The St. Paul’s Cathedral Library is definitely one of the smaller and more picturesque libraries I’ve ever been in, it looks much more like a personal library than one that has been in much use for a general public and I’m sure in some aspects it will remain a bit of a secret. It seems it would be easy to keep that library a secret anyway, it’s at the top of the Geometric staircase (also, he told us, filmed for one of the Harry Potter films and I recognized that it was used as part of the entrance to Dumbledore’s office) with few signposts and a door that’s located next to what look like unvisited galleries of busts.

Our guide to the library and the spaces it occupies on an upper floor of St. Paul’s was Joe Wisdom, the head librarian, and I’m sure the person who determines who will be let into the library to use the materials, or as he said ‘make good use of the materials.’ It was very hard to tell what the range and scope of the actual collection was, it was re-assembled for St. Paul’s after the Great Fire starting with the donation of Henry Compton, the Bishop of London’s collection.

The books are along all of the walls of the room, on two levels and the woodwork as well as the seemingly mystifying catalogue system reminded me very much of the library at Trinity College in Dublin with its neverending double letters next to shelves with no shelfmarks actually present on the books. The library is also going through some major conservational projects and inventory for the use of conservation. Wisdom reminded us of the large differences between conservation and preservation and restoration and I wondered about the tape the library was using to keep boards on the books. It reminded me of the Art Librarian at the University of Iowa’s campaign against post-it notes and I was thinking perhaps the fabric tape would also leave marks or take off some of the elderly leather keeping the St. Paul’s Library’s volumes together.

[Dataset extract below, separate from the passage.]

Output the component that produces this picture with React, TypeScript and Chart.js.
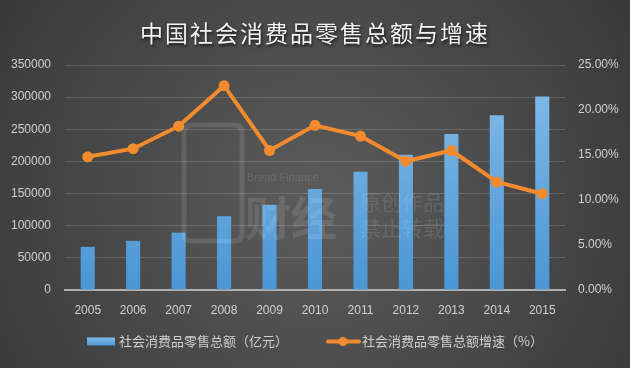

One of the main highlights of the tour of the library and essentially the behind-the-scenes of St. Paul’s was one of the rooms intended to be a library reading room wherein lies Sir Christopher Wren’s ‘Great Model’ of what he originally intended for the cathedral. It was rejected for being too Catholic, which seems strange for a cathedral, but this is England after all. The Great Model can apparently be sectioned off to show what Wren’s intentions for the inside of the cathedral were as well, however we saw it intact from the outside only, my first inclination when I saw it was to wonder what it would look like with dolls in it, as it resembles a giant dolls’ cathedral more so to me than an architectural model, so I was well impressed.